- Given exercise
Reproduce the listing word for word, leaving every picture behind.

....

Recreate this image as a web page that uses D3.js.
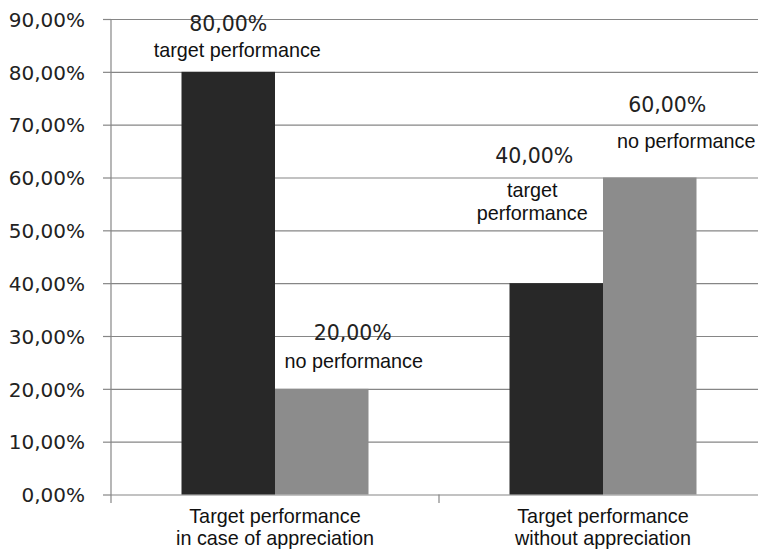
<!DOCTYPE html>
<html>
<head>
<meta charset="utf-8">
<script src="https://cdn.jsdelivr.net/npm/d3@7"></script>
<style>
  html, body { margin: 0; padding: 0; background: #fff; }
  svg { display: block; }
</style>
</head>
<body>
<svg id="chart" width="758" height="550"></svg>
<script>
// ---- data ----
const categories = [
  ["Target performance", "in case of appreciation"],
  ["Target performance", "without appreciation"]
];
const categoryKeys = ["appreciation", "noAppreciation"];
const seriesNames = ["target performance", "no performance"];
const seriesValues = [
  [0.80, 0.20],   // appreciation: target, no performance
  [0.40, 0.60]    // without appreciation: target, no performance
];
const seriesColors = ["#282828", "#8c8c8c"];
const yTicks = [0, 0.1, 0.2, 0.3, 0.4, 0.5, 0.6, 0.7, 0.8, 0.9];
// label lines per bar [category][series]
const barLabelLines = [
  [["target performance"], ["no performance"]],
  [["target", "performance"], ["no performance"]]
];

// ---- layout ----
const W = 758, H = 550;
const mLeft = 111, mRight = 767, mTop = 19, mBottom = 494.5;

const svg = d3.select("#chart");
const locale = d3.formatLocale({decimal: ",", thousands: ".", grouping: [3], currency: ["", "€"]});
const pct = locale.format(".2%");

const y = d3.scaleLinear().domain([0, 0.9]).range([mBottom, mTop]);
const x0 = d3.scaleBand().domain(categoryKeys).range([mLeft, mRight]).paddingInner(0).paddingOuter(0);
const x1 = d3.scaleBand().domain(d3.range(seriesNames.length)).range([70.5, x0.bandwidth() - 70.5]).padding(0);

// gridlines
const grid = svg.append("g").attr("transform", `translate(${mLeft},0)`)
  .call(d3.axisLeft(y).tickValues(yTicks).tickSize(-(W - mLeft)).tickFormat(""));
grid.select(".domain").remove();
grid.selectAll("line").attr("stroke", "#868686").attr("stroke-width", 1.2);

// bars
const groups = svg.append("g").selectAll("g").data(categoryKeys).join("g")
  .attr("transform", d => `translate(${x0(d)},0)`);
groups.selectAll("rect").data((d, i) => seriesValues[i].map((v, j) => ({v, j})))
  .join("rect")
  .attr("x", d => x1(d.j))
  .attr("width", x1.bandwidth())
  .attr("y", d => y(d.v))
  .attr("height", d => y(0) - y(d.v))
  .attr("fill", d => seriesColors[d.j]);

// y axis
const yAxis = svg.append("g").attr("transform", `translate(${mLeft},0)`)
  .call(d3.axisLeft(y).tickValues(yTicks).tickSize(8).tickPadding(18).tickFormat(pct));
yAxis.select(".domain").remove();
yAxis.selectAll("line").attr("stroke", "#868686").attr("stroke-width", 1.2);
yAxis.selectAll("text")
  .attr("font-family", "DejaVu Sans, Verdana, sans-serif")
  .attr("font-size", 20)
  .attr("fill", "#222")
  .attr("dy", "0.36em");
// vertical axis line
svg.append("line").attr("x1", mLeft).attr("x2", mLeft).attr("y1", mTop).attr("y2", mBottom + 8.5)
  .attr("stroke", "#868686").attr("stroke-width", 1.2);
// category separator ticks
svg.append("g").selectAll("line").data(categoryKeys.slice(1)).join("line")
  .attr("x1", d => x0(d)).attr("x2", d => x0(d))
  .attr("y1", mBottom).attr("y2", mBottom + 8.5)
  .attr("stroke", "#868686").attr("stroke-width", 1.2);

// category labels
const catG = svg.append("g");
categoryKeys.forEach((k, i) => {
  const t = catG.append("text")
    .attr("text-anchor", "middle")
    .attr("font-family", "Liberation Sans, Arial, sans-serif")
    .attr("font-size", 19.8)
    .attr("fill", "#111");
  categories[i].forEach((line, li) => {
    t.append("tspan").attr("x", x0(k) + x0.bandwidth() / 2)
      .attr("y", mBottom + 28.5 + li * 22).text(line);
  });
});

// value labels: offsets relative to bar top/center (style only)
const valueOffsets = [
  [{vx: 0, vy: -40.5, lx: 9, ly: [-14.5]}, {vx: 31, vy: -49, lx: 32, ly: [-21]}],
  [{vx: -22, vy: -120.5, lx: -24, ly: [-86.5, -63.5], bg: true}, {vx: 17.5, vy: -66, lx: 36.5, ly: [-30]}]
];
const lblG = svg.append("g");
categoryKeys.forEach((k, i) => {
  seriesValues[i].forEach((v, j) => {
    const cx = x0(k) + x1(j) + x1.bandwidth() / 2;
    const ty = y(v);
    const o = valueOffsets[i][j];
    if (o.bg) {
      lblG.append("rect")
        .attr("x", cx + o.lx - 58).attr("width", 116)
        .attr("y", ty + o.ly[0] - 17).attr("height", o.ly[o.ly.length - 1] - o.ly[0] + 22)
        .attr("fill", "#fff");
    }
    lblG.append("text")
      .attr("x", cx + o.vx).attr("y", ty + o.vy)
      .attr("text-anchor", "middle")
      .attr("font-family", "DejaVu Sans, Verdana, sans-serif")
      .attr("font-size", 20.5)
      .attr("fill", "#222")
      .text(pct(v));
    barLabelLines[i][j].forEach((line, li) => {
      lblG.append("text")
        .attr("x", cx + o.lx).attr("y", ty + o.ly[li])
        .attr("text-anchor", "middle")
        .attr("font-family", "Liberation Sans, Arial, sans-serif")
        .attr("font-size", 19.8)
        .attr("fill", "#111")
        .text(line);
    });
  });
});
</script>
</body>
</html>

....

- Exercise response
Recreate this image as a web page that uses D3.js.
<!DOCTYPE html>
<html>
<head>
<meta charset="utf-8">
<script src="https://cdn.jsdelivr.net/npm/d3@7"></script>
<style>
  html, body { margin: 0; padding: 0; background: #fff; }
  svg { display: block; }
</style>
</head>
<body>
<svg id="chart" width="758" height="550"></svg>
<script>
// ---- data ----
const categories = [
  ["Target performance", "in case of appreciation"],
  ["Target performance", "without appreciation"]
];
const categoryKeys = ["appreciation", "noAppreciation"];
const seriesNames = ["target performance", "no performance"];
const seriesValues = [
  [0.80, 0.20],   // appreciation: target, no performance
  [0.40, 0.60]    // without appreciation: target, no performance
];
const seriesColors = ["#282828", "#8c8c8c"];
const yTicks = [0, 0.1, 0.2, 0.3, 0.4, 0.5, 0.6, 0.7, 0.8, 0.9];
// label lines per bar [category][series]
const barLabelLines = [
  [["target performance"], ["no performance"]],
  [["target", "performance"], ["no performance"]]
];

// ---- layout ----
const W = 758, H = 550;
const mLeft = 111, mRight = 767, mTop = 19, mBottom = 494.5;

const svg = d3.select("#chart");
const locale = d3.formatLocale({decimal: ",", thousands: ".", grouping: [3], currency: ["", "€"]});
const pct = locale.format(".2%");

const y = d3.scaleLinear().domain([0, 0.9]).range([mBottom, mTop]);
const x0 = d3.scaleBand().domain(categoryKeys).range([mLeft, mRight]).paddingInner(0).paddingOuter(0);
const x1 = d3.scaleBand().domain(d3.range(seriesNames.length)).range([70.5, x0.bandwidth() - 70.5]).padding(0);

// gridlines
const grid = svg.append("g").attr("transform", `translate(${mLeft},0)`)
  .call(d3.axisLeft(y).tickValues(yTicks).tickSize(-(W - mLeft)).tickFormat(""));
grid.select(".domain").remove();
grid.selectAll("line").attr("stroke", "#868686").attr("stroke-width", 1.2);

// bars
const groups = svg.append("g").selectAll("g").data(categoryKeys).join("g")
  .attr("transform", d => `translate(${x0(d)},0)`);
groups.selectAll("rect").data((d, i) => seriesValues[i].map((v, j) => ({v, j})))
  .join("rect")
  .attr("x", d => x1(d.j))
  .attr("width", x1.bandwidth())
  .attr("y", d => y(d.v))
  .attr("height", d => y(0) - y(d.v))
  .attr("fill", d => seriesColors[d.j]);

// y axis
const yAxis = svg.append("g").attr("transform", `translate(${mLeft},0)`)
  .call(d3.axisLeft(y).tickValues(yTicks).tickSize(8).tickPadding(18).tickFormat(pct));
yAxis.select(".domain").remove();
yAxis.selectAll("line").attr("stroke", "#868686").attr("stroke-width", 1.2);
yAxis.selectAll("text")
  .attr("font-family", "DejaVu Sans, Verdana, sans-serif")
  .attr("font-size", 20)
  .attr("fill", "#222")
  .attr("dy", "0.36em");
// vertical axis line
svg.append("line").attr("x1", mLeft).attr("x2", mLeft).attr("y1", mTop).attr("y2", mBottom + 8.5)
  .attr("stroke", "#868686").attr("stroke-width", 1.2);
// category separator ticks
svg.append("g").selectAll("line").data(categoryKeys.slice(1)).join("line")
  .attr("x1", d => x0(d)).attr("x2", d => x0(d))
  .attr("y1", mBottom).attr("y2", mBottom + 8.5)
  .attr("stroke", "#868686").attr("stroke-width", 1.2);

// category labels
const catG = svg.append("g");
categoryKeys.forEach((k, i) => {
  const t = catG.append("text")
    .attr("text-anchor", "middle")
    .attr("font-family", "Liberation Sans, Arial, sans-serif")
    .attr("font-size", 19.8)
    .attr("fill", "#111");
  categories[i].forEach((line, li) => {
    t.append("tspan").attr("x", x0(k) + x0.bandwidth() / 2)
      .attr("y", mBottom + 28.5 + li * 22).text(line);
  });
});

// value labels: offsets relative to bar top/center (style only)
const valueOffsets = [
  [{vx: 0, vy: -40.5, lx: 9, ly: [-14.5]}, {vx: 31, vy: -49, lx: 32, ly: [-21]}],
  [{vx: -22, vy: -120.5, lx: -24, ly: [-86.5, -63.5], bg: true}, {vx: 17.5, vy: -66, lx: 36.5, ly: [-30]}]
];
const lblG = svg.append("g");
categoryKeys.forEach((k, i) => {
  seriesValues[i].forEach((v, j) => {
    const cx = x0(k) + x1(j) + x1.bandwidth() / 2;
    const ty = y(v);
    const o = valueOffsets[i][j];
    if (o.bg) {
      lblG.append("rect")
        .attr("x", cx + o.lx - 58).attr("width", 116)
        .attr("y", ty + o.ly[0] - 17).attr("height", o.ly[o.ly.length - 1] - o.ly[0] + 22)
        .attr("fill", "#fff");
    }
    lblG.append("text")
      .attr("x", cx + o.vx).attr("y", ty + o.vy)
      .attr("text-anchor", "middle")
      .attr("font-family", "DejaVu Sans, Verdana, sans-serif")
      .attr("font-size", 20.5)
      .attr("fill", "#222")
      .text(pct(v));
    barLabelLines[i][j].forEach((line, li) => {
      lblG.append("text")
        .attr("x", cx + o.lx).attr("y", ty + o.ly[li])
        .attr("text-anchor", "middle")
        .attr("font-family", "Liberation Sans, Arial, sans-serif")
        .attr("font-size", 19.8)
        .attr("fill", "#111")
        .text(line);
    });
  });
});
</script>
</body>
</html>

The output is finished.